* _DIRECTIVE_
Every line with the word "size" in it should be extracted from the data that follows.
----
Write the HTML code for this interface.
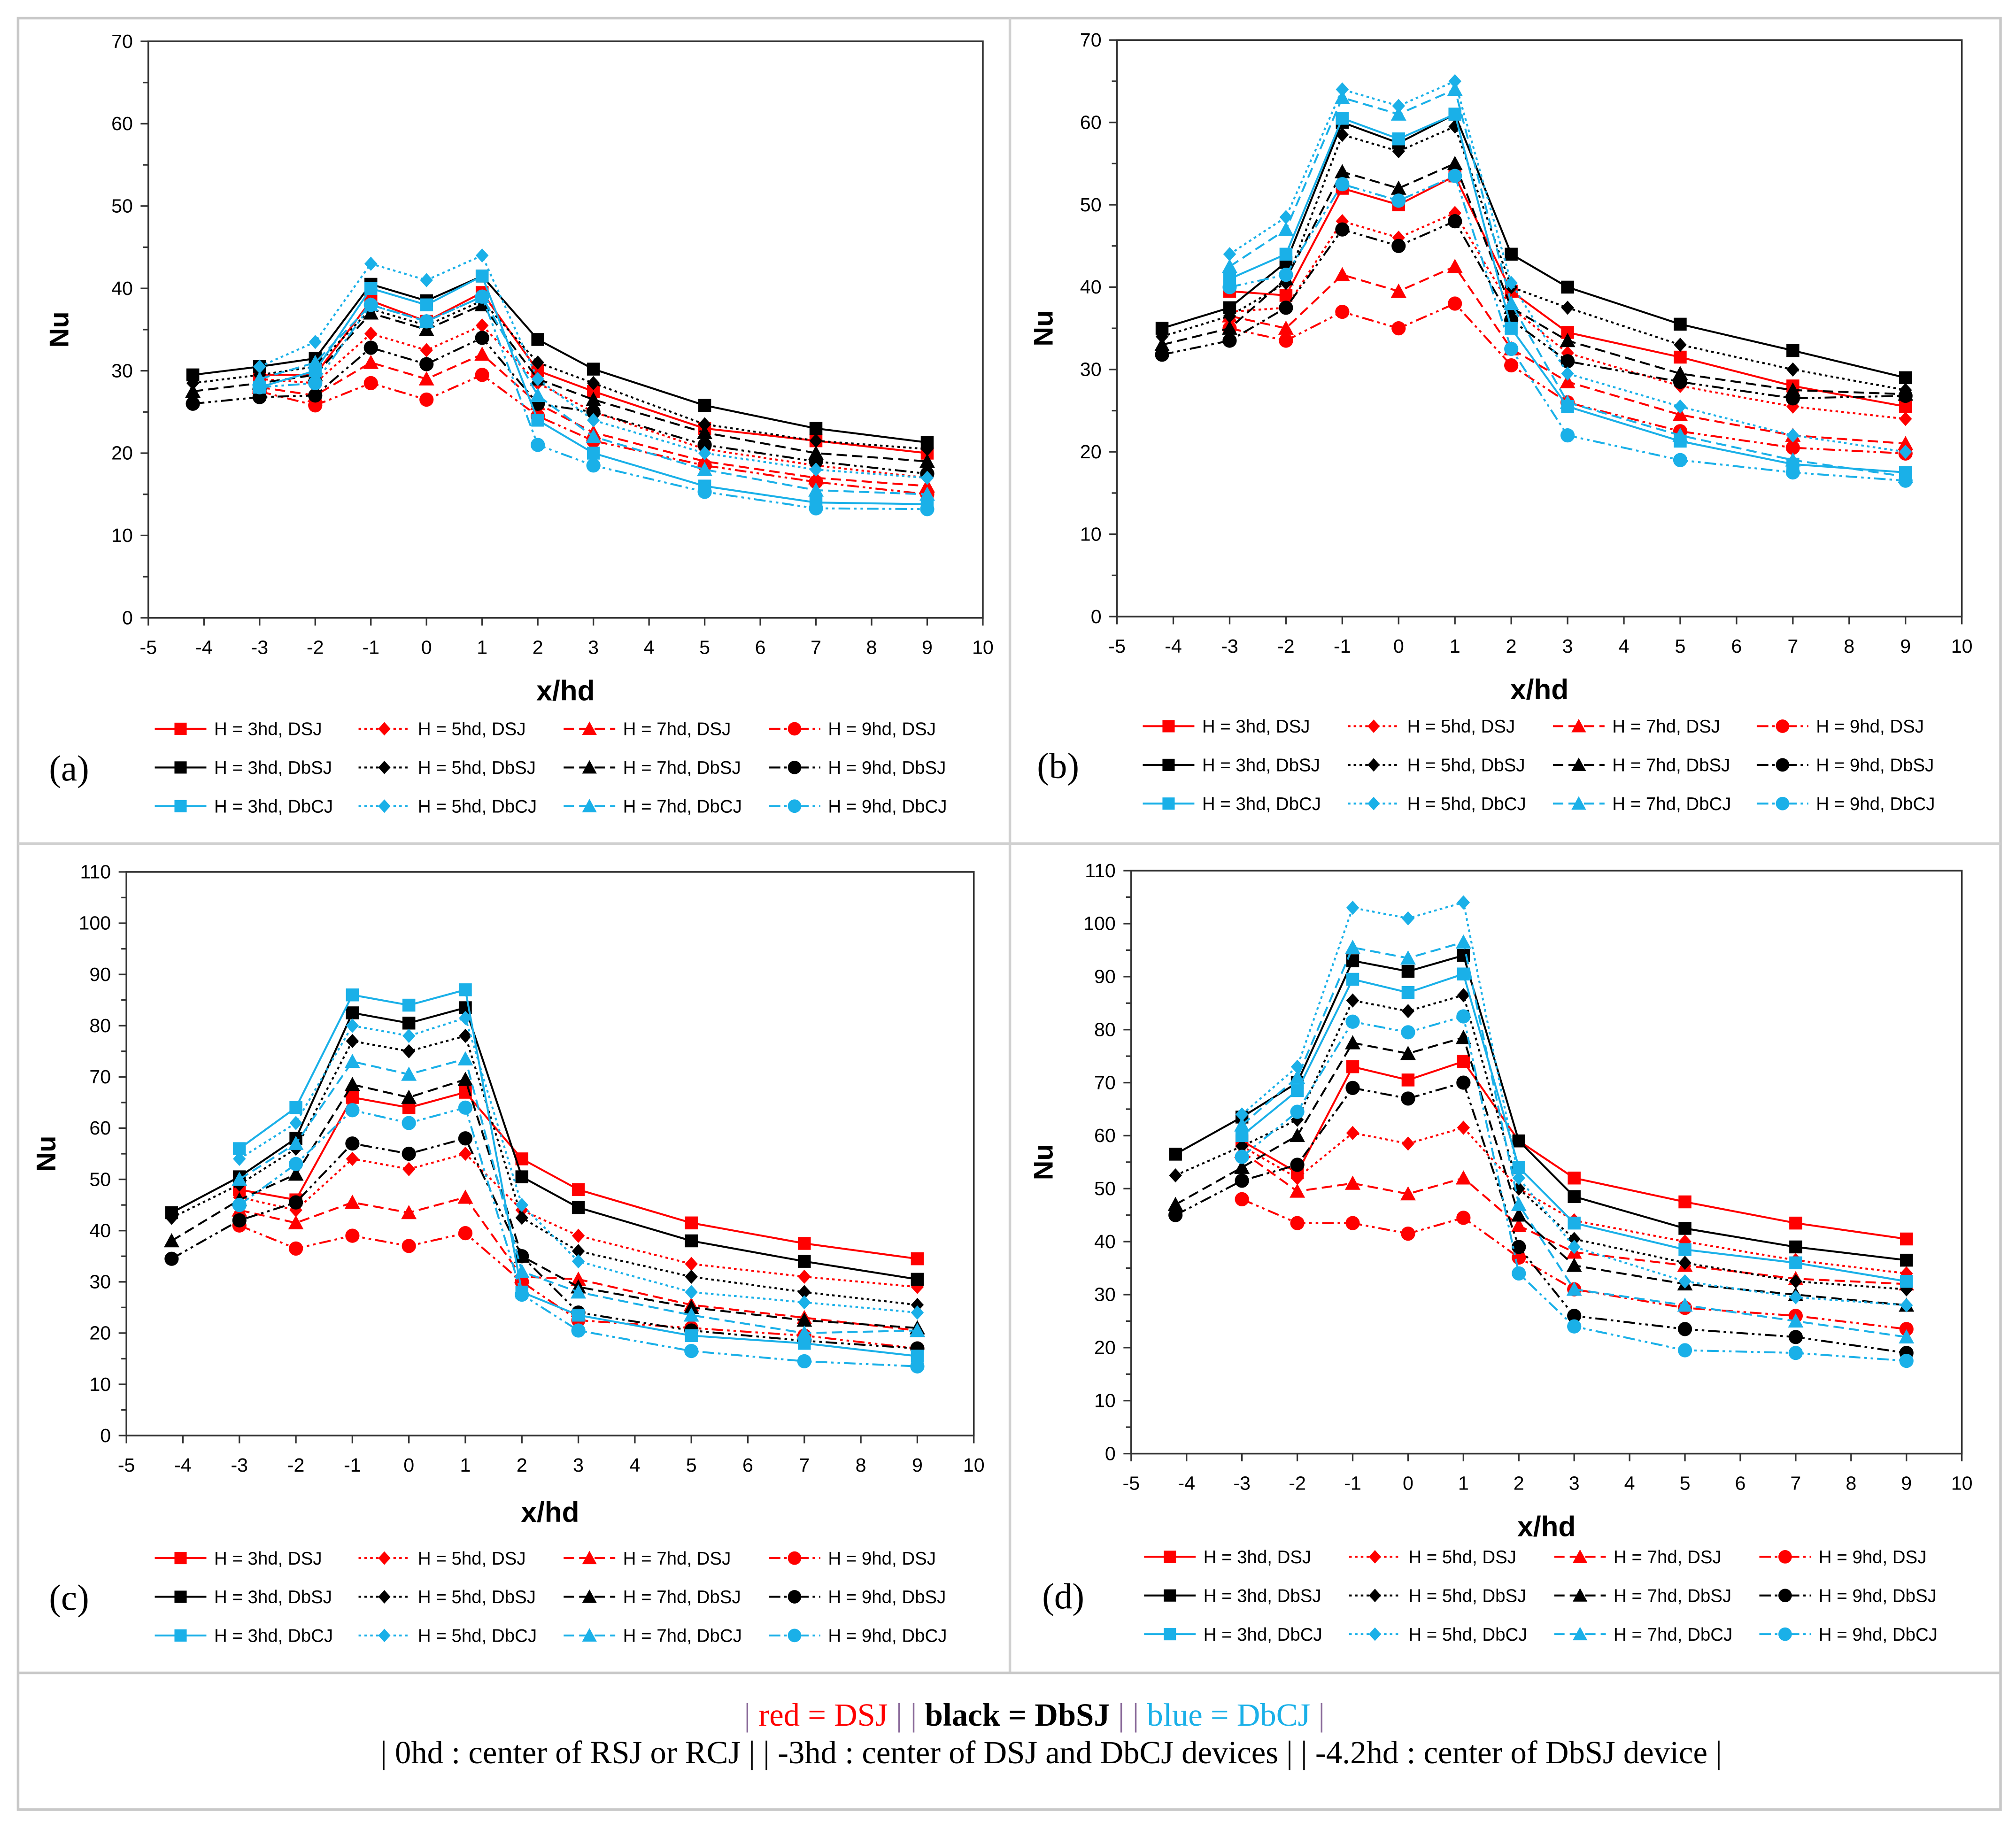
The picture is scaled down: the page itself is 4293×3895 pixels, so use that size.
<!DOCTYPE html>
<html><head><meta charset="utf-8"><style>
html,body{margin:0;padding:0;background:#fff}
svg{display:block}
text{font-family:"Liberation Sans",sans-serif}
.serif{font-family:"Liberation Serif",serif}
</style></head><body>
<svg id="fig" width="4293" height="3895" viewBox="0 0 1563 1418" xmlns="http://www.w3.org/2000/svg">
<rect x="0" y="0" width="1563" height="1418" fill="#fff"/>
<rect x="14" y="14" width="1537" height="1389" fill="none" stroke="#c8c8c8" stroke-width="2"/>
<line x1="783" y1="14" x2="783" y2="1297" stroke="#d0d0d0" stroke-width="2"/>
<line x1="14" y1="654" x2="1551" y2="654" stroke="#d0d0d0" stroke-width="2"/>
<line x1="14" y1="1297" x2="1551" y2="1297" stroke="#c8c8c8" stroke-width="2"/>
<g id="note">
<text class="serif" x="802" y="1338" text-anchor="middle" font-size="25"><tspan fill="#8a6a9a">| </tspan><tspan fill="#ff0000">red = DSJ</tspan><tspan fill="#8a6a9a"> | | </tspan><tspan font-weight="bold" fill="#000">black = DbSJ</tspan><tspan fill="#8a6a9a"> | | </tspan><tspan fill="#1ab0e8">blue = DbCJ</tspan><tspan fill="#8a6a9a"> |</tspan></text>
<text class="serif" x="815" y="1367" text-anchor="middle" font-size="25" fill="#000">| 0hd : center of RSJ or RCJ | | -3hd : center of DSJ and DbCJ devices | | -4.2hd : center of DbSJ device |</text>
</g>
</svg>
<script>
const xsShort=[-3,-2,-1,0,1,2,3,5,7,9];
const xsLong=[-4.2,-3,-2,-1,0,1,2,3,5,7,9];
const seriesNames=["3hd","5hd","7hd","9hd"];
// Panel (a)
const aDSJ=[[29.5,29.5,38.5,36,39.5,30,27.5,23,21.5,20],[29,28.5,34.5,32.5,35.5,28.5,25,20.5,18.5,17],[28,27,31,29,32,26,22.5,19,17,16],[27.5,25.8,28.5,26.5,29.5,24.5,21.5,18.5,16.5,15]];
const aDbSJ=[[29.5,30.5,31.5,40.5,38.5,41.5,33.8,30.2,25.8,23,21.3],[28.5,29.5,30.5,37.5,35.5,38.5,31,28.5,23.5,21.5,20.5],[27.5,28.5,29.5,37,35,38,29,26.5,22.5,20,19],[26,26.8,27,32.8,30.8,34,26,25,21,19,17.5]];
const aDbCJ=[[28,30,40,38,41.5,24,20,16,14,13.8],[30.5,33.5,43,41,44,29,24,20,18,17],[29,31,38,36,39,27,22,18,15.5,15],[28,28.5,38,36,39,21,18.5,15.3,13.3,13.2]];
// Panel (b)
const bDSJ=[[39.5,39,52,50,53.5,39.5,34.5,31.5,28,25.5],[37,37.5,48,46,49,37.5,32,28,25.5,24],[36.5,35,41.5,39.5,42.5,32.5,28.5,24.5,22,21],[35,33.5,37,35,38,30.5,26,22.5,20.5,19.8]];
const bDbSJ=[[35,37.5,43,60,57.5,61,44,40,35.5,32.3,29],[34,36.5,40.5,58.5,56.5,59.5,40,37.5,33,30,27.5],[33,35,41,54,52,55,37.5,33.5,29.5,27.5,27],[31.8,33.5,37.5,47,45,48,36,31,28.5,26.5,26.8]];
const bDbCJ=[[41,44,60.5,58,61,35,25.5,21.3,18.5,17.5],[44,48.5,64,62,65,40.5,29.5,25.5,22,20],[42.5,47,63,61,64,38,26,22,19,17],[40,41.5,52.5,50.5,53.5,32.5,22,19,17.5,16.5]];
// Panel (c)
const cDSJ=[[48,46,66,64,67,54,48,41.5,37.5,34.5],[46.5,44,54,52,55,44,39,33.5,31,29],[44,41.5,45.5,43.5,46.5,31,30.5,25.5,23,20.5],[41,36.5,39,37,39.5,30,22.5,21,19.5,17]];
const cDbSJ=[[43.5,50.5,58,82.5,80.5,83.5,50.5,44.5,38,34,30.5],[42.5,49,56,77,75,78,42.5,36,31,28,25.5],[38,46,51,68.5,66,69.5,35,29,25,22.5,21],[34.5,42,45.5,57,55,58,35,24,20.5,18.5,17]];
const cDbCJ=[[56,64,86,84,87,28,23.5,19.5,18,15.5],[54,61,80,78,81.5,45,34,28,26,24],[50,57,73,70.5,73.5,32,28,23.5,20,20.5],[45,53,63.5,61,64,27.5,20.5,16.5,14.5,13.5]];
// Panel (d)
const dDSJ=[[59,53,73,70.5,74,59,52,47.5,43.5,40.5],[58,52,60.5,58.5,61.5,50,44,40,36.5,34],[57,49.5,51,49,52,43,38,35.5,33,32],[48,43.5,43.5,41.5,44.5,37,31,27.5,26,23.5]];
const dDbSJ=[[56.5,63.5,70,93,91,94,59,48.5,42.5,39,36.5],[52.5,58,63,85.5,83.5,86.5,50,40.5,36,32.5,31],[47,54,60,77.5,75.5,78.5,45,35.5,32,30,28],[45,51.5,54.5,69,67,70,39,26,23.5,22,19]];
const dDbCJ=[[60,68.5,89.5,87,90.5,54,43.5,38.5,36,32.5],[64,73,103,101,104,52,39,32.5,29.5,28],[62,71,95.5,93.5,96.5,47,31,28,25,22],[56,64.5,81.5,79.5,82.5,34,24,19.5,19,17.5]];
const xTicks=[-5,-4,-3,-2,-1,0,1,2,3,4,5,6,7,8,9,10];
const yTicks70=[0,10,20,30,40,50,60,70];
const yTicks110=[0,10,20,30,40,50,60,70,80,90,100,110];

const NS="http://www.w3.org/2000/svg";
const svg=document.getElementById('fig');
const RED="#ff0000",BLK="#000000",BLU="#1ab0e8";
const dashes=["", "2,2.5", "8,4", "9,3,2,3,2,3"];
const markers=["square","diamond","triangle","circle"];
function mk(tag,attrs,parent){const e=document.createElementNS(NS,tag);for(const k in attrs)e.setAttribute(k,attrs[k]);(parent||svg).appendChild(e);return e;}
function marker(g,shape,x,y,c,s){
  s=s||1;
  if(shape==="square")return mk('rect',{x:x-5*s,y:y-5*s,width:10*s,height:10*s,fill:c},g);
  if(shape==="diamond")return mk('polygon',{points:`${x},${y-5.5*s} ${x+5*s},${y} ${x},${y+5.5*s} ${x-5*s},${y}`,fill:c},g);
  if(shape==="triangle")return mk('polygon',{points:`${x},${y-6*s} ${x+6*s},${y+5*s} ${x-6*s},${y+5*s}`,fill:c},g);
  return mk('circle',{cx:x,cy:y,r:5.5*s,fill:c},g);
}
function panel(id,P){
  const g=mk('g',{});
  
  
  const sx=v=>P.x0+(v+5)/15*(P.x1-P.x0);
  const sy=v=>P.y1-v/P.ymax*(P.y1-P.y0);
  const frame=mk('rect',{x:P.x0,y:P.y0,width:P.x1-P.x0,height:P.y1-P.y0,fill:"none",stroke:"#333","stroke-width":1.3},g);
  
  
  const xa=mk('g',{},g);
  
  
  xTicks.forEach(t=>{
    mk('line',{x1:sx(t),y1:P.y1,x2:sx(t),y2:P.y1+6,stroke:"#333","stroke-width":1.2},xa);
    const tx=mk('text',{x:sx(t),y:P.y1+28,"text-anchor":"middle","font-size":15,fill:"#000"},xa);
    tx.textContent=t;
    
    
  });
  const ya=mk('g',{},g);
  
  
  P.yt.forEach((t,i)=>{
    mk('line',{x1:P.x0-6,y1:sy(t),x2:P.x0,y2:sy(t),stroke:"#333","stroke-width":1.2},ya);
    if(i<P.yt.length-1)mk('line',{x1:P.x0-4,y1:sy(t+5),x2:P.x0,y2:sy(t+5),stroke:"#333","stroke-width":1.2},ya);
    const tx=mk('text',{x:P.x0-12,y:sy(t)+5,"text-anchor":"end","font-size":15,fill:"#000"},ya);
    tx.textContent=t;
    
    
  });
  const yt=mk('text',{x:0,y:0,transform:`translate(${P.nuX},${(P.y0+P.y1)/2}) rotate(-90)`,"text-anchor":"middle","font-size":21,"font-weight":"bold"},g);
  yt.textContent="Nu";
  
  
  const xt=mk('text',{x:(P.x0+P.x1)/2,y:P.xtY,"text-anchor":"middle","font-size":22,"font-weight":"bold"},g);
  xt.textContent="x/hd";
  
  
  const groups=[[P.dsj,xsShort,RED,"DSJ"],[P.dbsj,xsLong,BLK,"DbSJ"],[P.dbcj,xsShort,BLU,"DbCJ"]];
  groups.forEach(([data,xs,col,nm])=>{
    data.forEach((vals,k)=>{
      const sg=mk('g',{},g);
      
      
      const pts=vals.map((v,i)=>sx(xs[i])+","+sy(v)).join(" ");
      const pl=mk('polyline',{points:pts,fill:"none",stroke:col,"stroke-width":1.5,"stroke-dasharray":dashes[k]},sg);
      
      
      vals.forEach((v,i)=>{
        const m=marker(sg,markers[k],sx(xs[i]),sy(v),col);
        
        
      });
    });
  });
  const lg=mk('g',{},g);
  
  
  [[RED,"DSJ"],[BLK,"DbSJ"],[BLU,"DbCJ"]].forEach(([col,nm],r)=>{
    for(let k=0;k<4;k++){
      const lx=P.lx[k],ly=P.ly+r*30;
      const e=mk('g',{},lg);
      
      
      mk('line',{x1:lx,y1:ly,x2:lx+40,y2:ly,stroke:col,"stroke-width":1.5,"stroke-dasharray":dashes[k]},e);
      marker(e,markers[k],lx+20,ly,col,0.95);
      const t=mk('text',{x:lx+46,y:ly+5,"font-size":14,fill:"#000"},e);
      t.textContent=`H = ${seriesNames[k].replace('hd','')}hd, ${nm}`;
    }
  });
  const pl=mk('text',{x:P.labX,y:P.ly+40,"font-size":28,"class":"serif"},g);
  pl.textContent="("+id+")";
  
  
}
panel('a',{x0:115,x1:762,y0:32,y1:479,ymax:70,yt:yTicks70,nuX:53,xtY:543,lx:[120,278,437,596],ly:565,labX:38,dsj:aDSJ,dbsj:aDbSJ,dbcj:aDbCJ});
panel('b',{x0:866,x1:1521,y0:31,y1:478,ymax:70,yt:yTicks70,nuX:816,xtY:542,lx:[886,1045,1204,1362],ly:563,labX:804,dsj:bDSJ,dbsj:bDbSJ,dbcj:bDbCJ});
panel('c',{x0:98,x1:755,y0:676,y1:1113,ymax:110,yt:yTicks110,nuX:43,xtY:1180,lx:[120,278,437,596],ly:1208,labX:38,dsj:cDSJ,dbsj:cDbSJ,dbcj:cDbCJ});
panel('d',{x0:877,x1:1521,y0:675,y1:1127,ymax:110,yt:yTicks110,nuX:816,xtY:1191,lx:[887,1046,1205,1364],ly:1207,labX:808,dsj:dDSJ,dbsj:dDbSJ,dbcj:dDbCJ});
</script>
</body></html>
----
* _SOLVED EXERCISE_
The picture is scaled down: the page itself is 4293×3895 pixels, so use that size.
<text class="serif" x="802" y="1338" text-anchor="middle" font-size="25"><tspan fill="#8a6a9a">| </tspan><tspan fill="#ff0000">red = DSJ</tspan><tspan fill="#8a6a9a"> | | </tspan><tspan font-weight="bold" fill="#000">black = DbSJ</tspan><tspan fill="#8a6a9a"> | | </tspan><tspan fill="#1ab0e8">blue = DbCJ</tspan><tspan fill="#8a6a9a"> |</tspan></text>
<text class="serif" x="815" y="1367" text-anchor="middle" font-size="25" fill="#000">| 0hd : center of RSJ or RCJ | | -3hd : center of DSJ and DbCJ devices | | -4.2hd : center of DbSJ device |</text>
    const tx=mk('text',{x:sx(t),y:P.y1+28,"text-anchor":"middle","font-size":15,fill:"#000"},xa);
    const tx=mk('text',{x:P.x0-12,y:sy(t)+5,"text-anchor":"end","font-size":15,fill:"#000"},ya);
  const yt=mk('text',{x:0,y:0,transform:`translate(${P.nuX},${(P.y0+P.y1)/2}) rotate(-90)`,"text-anchor":"middle","font-size":21,"font-weight":"bold"},g);
  const xt=mk('text',{x:(P.x0+P.x1)/2,y:P.xtY,"text-anchor":"middle","font-size":22,"font-weight":"bold"},g);
      const t=mk('text',{x:lx+46,y:ly+5,"font-size":14,fill:"#000"},e);
  const pl=mk('text',{x:P.labX,y:P.ly+40,"font-size":28,"class":"serif"},g);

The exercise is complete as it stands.